The PBL is a crucial component in the WRF model, but it is also one of the least computationally expensive. This makes it an excellent testbed for studying how more complicated components might be enhanced by deep learning neural networks in the same way.
“We used 20 years of computer-generated data from the WRF model to train the neural networks and two years of data to evaluate whether they could provide an accurate alternative to the physics-based parameterizations,” said Prasanna Balaprakash, a computer scientist and DOE Early Career Award recipient in Argonne’s Mathematics and Computer Science division and the Argonne Leadership Computing Facility (ALCF), a DOE Office of Science User Facility.
Balaprakash developed the neural network and trained it to learn an abstract relationship between the inputs and outputs by feeding it more than 10,000 data points (8 per day) from two locations, one in Kansas and one in Alaska. The result was an algorithm that the scientists are confident could replace the PBL parameterization in the WRF model.
The scientists demonstrated that a deep neural network that considers some of the underlying structure of the relationship between the input and output variables can successfully simulate wind velocities, temperature and water vapor over time.
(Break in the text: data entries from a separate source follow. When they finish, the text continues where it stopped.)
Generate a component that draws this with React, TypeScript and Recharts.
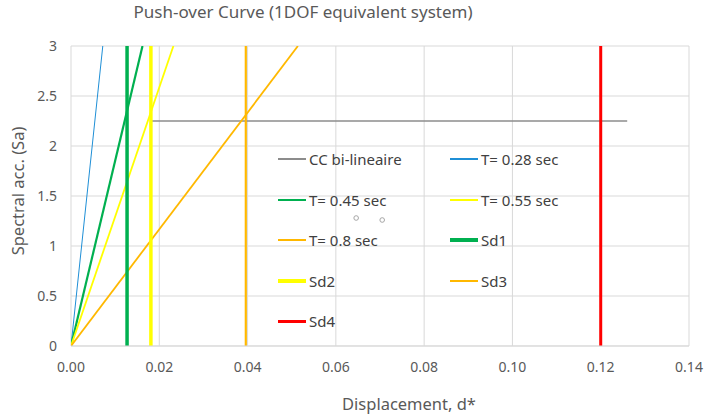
import React from 'react'
import {
  ComposedChart,
  Line,
  Scatter,
  XAxis,
  YAxis,
  CartesianGrid,
} from 'recharts'

// Values (displacement d*, spectral acc. Sa)
const X_TICKS = [0, 0.02, 0.04, 0.06, 0.08, 0.1, 0.12, 0.14]
const Y_TICKS = [0, 0.5, 1, 1.5, 2, 2.5, 3]

// bi-linear capacity curve, only the plateau is visible
const CC_X = [0.0183, 0.126]
const CC_Y = [2.25, 2.25]

// period lines start at the origin and leave the plot at Sa = 3
const PERIOD_NAMES = ['T= 0.28 sec', 'T= 0.45 sec', 'T= 0.55 sec', 'T= 0.8 sec']
const PERIOD_TOP_X = [0.0072, 0.0162, 0.0232, 0.0514]
const PERIOD_TOP_Y = [3, 3, 3, 3]

// demand displacements (vertical lines)
const SD_NAMES = ['Sd1', 'Sd2', 'Sd3', 'Sd4']
const SD_X = [0.0127, 0.0181, 0.0396, 0.12]

// two stray markers in the plot
const DOT_X = [0.0646, 0.0705]
const DOT_Y = [1.28, 1.26]

const PERIOD_STYLE = [
  { color: '#1f8fd6', width: 1, legend: 2 },
  { color: '#00b050', width: 2.2, legend: 2 },
  { color: '#ffff00', width: 1.8, legend: 2 },
  { color: '#ffb800', width: 1.8, legend: 2 },
]
const SD_STYLE = [
  { color: '#00b050', width: 3.5, legend: 4 },
  { color: '#ffff00', width: 3.5, legend: 4 },
  { color: '#ffb800', width: 2.2, legend: 2 },
  { color: '#ff0000', width: 3, legend: 3 },
]
const CC_STYLE = { color: '#8c8c8c', width: 1.5, legend: 2 }

const FONT = '"Noto Sans", "Open Sans", sans-serif'
const TEXT = '#595959'

const ccData = CC_X.map((x, i) => ({ x, y: CC_Y[i] }))
const periodData = PERIOD_TOP_X.map((x, i) => [
  { x: 0, y: 0 },
  { x, y: PERIOD_TOP_Y[i] },
])
const sdData = SD_X.map((x) => [
  { x, y: 0 },
  { x, y: 3 },
])
const dotData = DOT_X.map((x, i) => ({ x, y: DOT_Y[i] }))

const legendItems = [
  { name: 'CC bi-lineaire', ...CC_STYLE },
  { name: PERIOD_NAMES[0], ...PERIOD_STYLE[0] },
  { name: PERIOD_NAMES[1], ...PERIOD_STYLE[1] },
  { name: PERIOD_NAMES[2], ...PERIOD_STYLE[2] },
  { name: PERIOD_NAMES[3], ...PERIOD_STYLE[3] },
  { name: SD_NAMES[0], ...SD_STYLE[0] },
  { name: SD_NAMES[1], ...SD_STYLE[1] },
  { name: SD_NAMES[2], ...SD_STYLE[2] },
  { name: SD_NAMES[3], ...SD_STYLE[3] },
]

function LegendBox() {
  return (
    <div
      style={{
        position: 'absolute',
        left: 278,
        top: 148,
        display: 'grid',
        gridTemplateColumns: '172px 160px',
        rowGap: 18.5,
        fontFamily: FONT,
        fontSize: 15,
        color: '#404040',
      }}
    >
      {legendItems.map((it) => (
        <div key={it.name} style={{ display: 'flex', alignItems: 'center', height: 22 }}>
          <span
            style={{
              display: 'inline-block',
              width: 28,
              height: it.legend,
              background: it.color,
              marginRight: 3,
            }}
          />
          <span>{it.name}</span>
        </div>
      ))}
    </div>
  )
}

export default function App() {
  return (
    <div style={{ position: 'absolute', left: 0, top: 0, width: 706, height: 417, background: '#fff' }}>
      <div
        style={{
          position: 'absolute',
          left: 303,
          top: 11,
          transform: 'translate(-50%, -50%)',
          whiteSpace: 'nowrap',
          fontFamily: FONT,
          fontSize: 17,
          color: TEXT,
        }}
      >
        Push-over Curve (1DOF equivalent system)
      </div>
      <ComposedChart
        width={706}
        height={417}
        margin={{ top: 46, right: 17, bottom: 41, left: 0 }}
      >
        <CartesianGrid stroke="#d9d9d9" strokeWidth={1} />
        <XAxis
          type="number"
          dataKey="x"
          domain={[0, 0.14]}
          ticks={X_TICKS}
          tickFormatter={(v) => v.toFixed(2)}
          height={30}
          axisLine={{ stroke: '#d9d9d9' }}
          tickLine={false}
          tickSize={6}
          tickMargin={10}
          tick={{ fontSize: 14, fill: TEXT, fontFamily: FONT }}
          allowDataOverflow
        />
        <YAxis
          type="number"
          dataKey="y"
          domain={[0, 3]}
          ticks={Y_TICKS}
          width={71}
          axisLine={false}
          tickLine={false}
          tickSize={6}
          tickMargin={8}
          tick={{ fontSize: 14, fill: TEXT, fontFamily: FONT }}
          allowDataOverflow
        />
        <Line
          data={ccData}
          dataKey="y"
          stroke={CC_STYLE.color}
          strokeWidth={CC_STYLE.width}
          dot={false}
          isAnimationActive={false}
        />
        {periodData.map((d, i) => (
          <Line
            key={PERIOD_NAMES[i]}
            data={d}
            dataKey="y"
            stroke={PERIOD_STYLE[i].color}
            strokeWidth={PERIOD_STYLE[i].width}
            dot={false}
            isAnimationActive={false}
          />
        ))}
        {sdData.map((d, i) => (
          <Line
            key={SD_NAMES[i]}
            data={d}
            dataKey="y"
            stroke={SD_STYLE[i].color}
            strokeWidth={SD_STYLE[i].width}
            dot={false}
            isAnimationActive={false}
          />
        ))}
        <Scatter
          data={dotData}
          dataKey="y"
          fill="none"
          isAnimationActive={false}
          shape={(p: any) => (
            <circle cx={p.cx} cy={p.cy} r={2.3} fill="none" stroke="#a6a6a6" strokeWidth={1} />
          )}
        />
      </ComposedChart>
      <div
        style={{
          position: 'absolute',
          left: 17,
          top: 191,
          transform: 'translate(-50%, -50%) rotate(-90deg)',
          whiteSpace: 'nowrap',
          fontFamily: FONT,
          fontSize: 16.5,
          color: TEXT,
        }}
      >
        Spectral acc. (Sa)
      </div>
      <div
        style={{
          position: 'absolute',
          left: 409,
          top: 403,
          transform: 'translate(-50%, -50%)',
          whiteSpace: 'nowrap',
          fontFamily: FONT,
          fontSize: 16.5,
          color: TEXT,
        }}
      >
        Displacement, d*
      </div>
      <LegendBox />
    </div>
  )
}
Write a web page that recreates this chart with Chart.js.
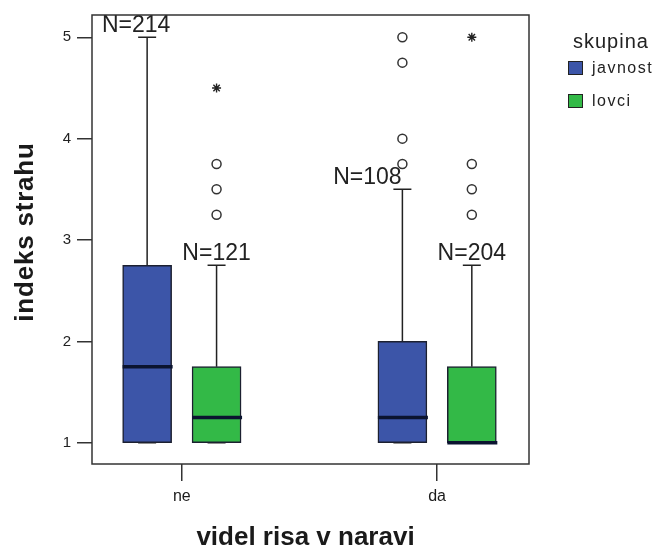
<!DOCTYPE html>
<html>
<head>
<meta charset="utf-8">
<script src="https://cdn.jsdelivr.net/npm/chart.js@4"></script>
<style>
  html, body { margin: 0; padding: 0; background: #fff; overflow: hidden; }
  #wrap { position: relative; width: 656px; height: 547px; }
</style>
</head>
<body>
<div id="wrap"><canvas id="c"></canvas></div>
<script>
// Box plot of "indeks strahu" by whether the respondent has seen a lynx, split by group.
const categories = ['ne', 'da'];
const groupNames = ['javnost', 'lovci'];
const yTicks = [1, 2, 3, 4, 5];

const javnostWhiskerLow = [1, 1];
const javnostQ1 = [1, 1];
const javnostMedian = [1.75, 1.25];
const javnostQ3 = [2.75, 2.0];
const javnostWhiskerHigh = [5.0, 3.5];
const javnostN = [214, 108];
const javnostOutliers = [[], [3.75, 4.0, 4.75, 5.0]];
const javnostExtremes = [[], []];

const lovciWhiskerLow = [1, 1];
const lovciQ1 = [1, 1];
const lovciMedian = [1.25, 1.0];
const lovciQ3 = [1.75, 1.75];
const lovciWhiskerHigh = [2.75, 2.75];
const lovciN = [121, 204];
const lovciOutliers = [[3.25, 3.5, 3.75], [3.25, 3.5, 3.75]];
const lovciExtremes = [[4.5], [5.0]];

const groups = [
  { name: groupNames[0], lo: javnostWhiskerLow, q1: javnostQ1, med: javnostMedian, q3: javnostQ3,
    hi: javnostWhiskerHigh, n: javnostN, out: javnostOutliers, ext: javnostExtremes },
  { name: groupNames[1], lo: lovciWhiskerLow, q1: lovciQ1, med: lovciMedian, q3: lovciQ3,
    hi: lovciWhiskerHigh, n: lovciN, out: lovciOutliers, ext: lovciExtremes }
];

// side-by-side placement of the two groups inside a category (x axis units)
const SHIFT = [-0.136, 0.136];
const FILL = ['#3c55a8', '#33b947'];
const FONT = '"Liberation Sans", Arial, sans-serif';

Chart.defaults.font.family = FONT;

const datasets = groups.map((g, gi) => ({
  type: 'bar',
  label: g.name,
  data: categories.map((c, ci) => ({ x: ci + SHIFT[gi], y: [g.q1[ci], g.q3[ci]] })),
  backgroundColor: FILL[gi],
  borderColor: '#1c2030',
  borderWidth: 1.5,
  borderSkipped: false,
  grouped: false,
  barThickness: 49,
  order: 2
}));

const points = key => groups.flatMap((g, gi) =>
  g[key].flatMap((vals, ci) => vals.map(v => ({ x: ci + SHIFT[gi], y: v }))));

datasets.push({
  type: 'scatter', label: 'outliers', data: points('out'),
  pointStyle: 'circle', pointRadius: 4.5,
  pointBackgroundColor: '#fff', pointBorderColor: '#333', pointBorderWidth: 1.5, order: 1
});
datasets.push({
  type: 'scatter', label: 'extremes', data: points('ext'),
  pointStyle: 'star', pointRadius: 4.5,
  pointBorderColor: '#222', pointBorderWidth: 1.4, order: 1
});

// whiskers, caps, medians and case counts for each box
const boxParts = {
  id: 'boxParts',
  beforeDatasetsDraw(chart) {
    const { ctx } = chart, y = chart.scales.y;
    ctx.save();
    ctx.strokeStyle = '#222';
    ctx.lineWidth = 1.5;
    groups.forEach((g, gi) => {
      chart.getDatasetMeta(gi).data.forEach((bar, ci) => {
        const { x } = bar.getProps(['x'], true);
        const yHi = y.getPixelForValue(g.hi[ci]), yQ3 = y.getPixelForValue(g.q3[ci]);
        const yLo = y.getPixelForValue(g.lo[ci]), yQ1 = y.getPixelForValue(g.q1[ci]);
        ctx.beginPath();
        ctx.moveTo(x, yQ3); ctx.lineTo(x, yHi);
        ctx.moveTo(x - 9, yHi); ctx.lineTo(x + 9, yHi);
        ctx.moveTo(x, yQ1); ctx.lineTo(x, yLo);
        ctx.moveTo(x - 9, yLo); ctx.lineTo(x + 9, yLo);
        ctx.stroke();
      });
    });
    ctx.restore();
  },
  afterDatasetsDraw(chart, args, opts) {
    const { ctx } = chart, y = chart.scales.y;
    ctx.save();
    groups.forEach((g, gi) => {
      chart.getDatasetMeta(gi).data.forEach((bar, ci) => {
        const { x, width } = bar.getProps(['x', 'width'], true);
        const ym = y.getPixelForValue(g.med[ci]);
        ctx.strokeStyle = '#0b1430';
        ctx.lineWidth = 3.5;
        ctx.beginPath();
        ctx.moveTo(x - width / 2, ym); ctx.lineTo(x + width / 2 + 1, ym);
        ctx.stroke();

        const dx = (opts.labelDx[gi] || [])[ci] || 0;
        ctx.fillStyle = '#222';
        ctx.font = '23px ' + FONT;
        ctx.textAlign = 'center';
        ctx.textBaseline = 'alphabetic';
        ctx.fillText('N=' + g.n[ci], x + dx, y.getPixelForValue(g.hi[ci]) - 5);
      });
    });
    ctx.restore();
  }
};

// plot frame, axis titles and the group legend
const decorations = {
  id: 'decorations',
  afterDraw(chart) {
    const { ctx, chartArea: a } = chart;
    ctx.save();
    ctx.strokeStyle = '#333';
    ctx.lineWidth = 1.5;
    ctx.strokeRect(a.left, a.top, a.right - a.left, a.bottom - a.top);

    ctx.fillStyle = '#1a1a1a';
    ctx.font = 'bold 26px ' + FONT;
    ctx.textAlign = 'center';
    ctx.textBaseline = 'alphabetic';
    ctx.fillText('videl risa v naravi', (a.left + a.right) / 2 - 5, 545);

    ctx.save();
    ctx.translate(33, 232);
    ctx.rotate(-Math.PI / 2);
    ctx.letterSpacing = '0.8px';
    ctx.fillText('indeks strahu', 0, 0);
    ctx.restore();

    ctx.textAlign = 'left';
    ctx.fillStyle = '#222';
    ctx.font = '20px ' + FONT;
    ctx.letterSpacing = '1px';
    ctx.fillText('skupina', 573, 48);

    ctx.font = '16px ' + FONT;
    ctx.letterSpacing = '1.5px';
    ctx.textBaseline = 'middle';
    groupNames.forEach((name, i) => {
      const top = 61 + i * 33;
      ctx.fillStyle = FILL[i];
      ctx.fillRect(568, top, 15, 14);
      ctx.strokeStyle = '#222';
      ctx.lineWidth = 1;
      ctx.strokeRect(568.5, top + 0.5, 14, 13);
      ctx.fillStyle = '#222';
      ctx.fillText(name, 592, top + 8);
    });
    ctx.letterSpacing = '0px';
    ctx.restore();
  }
};

new Chart(document.getElementById('c'), {
  type: 'bar',
  data: { datasets },
  plugins: [boxParts, decorations],
  options: {
    responsive: true,
    maintainAspectRatio: false,
    animation: false,
    layout: { padding: { left: 0, right: 127, top: 15, bottom: 0 } },
    plugins: {
      legend: { display: false },
      tooltip: { enabled: false },
      boxParts: { labelDx: [[-11, -35], [0, 0]] }
    },
    scales: {
      x: {
        type: 'linear', min: -0.352, max: 1.36, offset: false,
        afterBuildTicks: s => { s.ticks = categories.map((c, i) => ({ value: i })); },
        afterFit: s => { s.height = 83; },
        grid: { drawOnChartArea: false, drawTicks: true, tickLength: 17, color: '#333', lineWidth: 1.5, offset: false },
        border: { display: false },
        ticks: { padding: 6, color: '#1a1a1a', font: { size: 16 }, maxRotation: 0, callback: v => categories[v] }
      },
      y: {
        type: 'linear', min: 0.79, max: 5.22,
        afterBuildTicks: s => { s.ticks = yTicks.map(v => ({ value: v })); },
        afterFit: s => { s.width = 92; },
        grid: { drawOnChartArea: false, drawTicks: true, tickLength: 15, color: '#333', lineWidth: 1.5 },
        border: { display: false },
        ticks: { padding: 6, color: '#222', font: { size: 15 }, callback: v => String(v) }
      }
    }
  }
});
</script>
</body>
</html>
The results also show that a trained neural network from one location can predict behavior across nearby locations with correlations higher than 90 percent compared with the test data.
“Collaboration between the climate scientists and the computer scientists was crucial for the results we achieved,” said Rao Kotamarthi, chief scientist and department head of atmospheric science and climate research in Argonne’s Environmental Science division. “Incorporating our domain knowledge makes the algorithm much more predictive.”
The algorithms — called domain-aware neural networks — that consider known relationships not only can predict environmental data more accurately, but they also require training of significantly less data than do algorithms that do not consider domain expertise.
Any machine learning project requires a large amount of high-quality data, and there was no shortage of data for this study. Supercomputing resources at the ALCF and the National Energy Research Scientific Computing Center, a DOE Office of Science User Facility at Lawrence Berkeley National Laboratory, contributed to the production of more than 300 years (700 terabytes) of data describing past, present and future weather and climate in North America.
“This database is unique to climate science at Argonne,” said Wang, “and we are using it to conduct further studies in deep learning and determine how it can apply to climate models.”
The scientists’ ultimate goal is to replace all of the expensive parameterizations in the WRF model with deep learning neural networks to enable faster and higher-resolution simulation.
Currently, the team is working to emulate long-wave and short-wave solar radiation parameterization — two portions of the WRF model that together take up almost 40% of the calculation time of the physics in the simulations.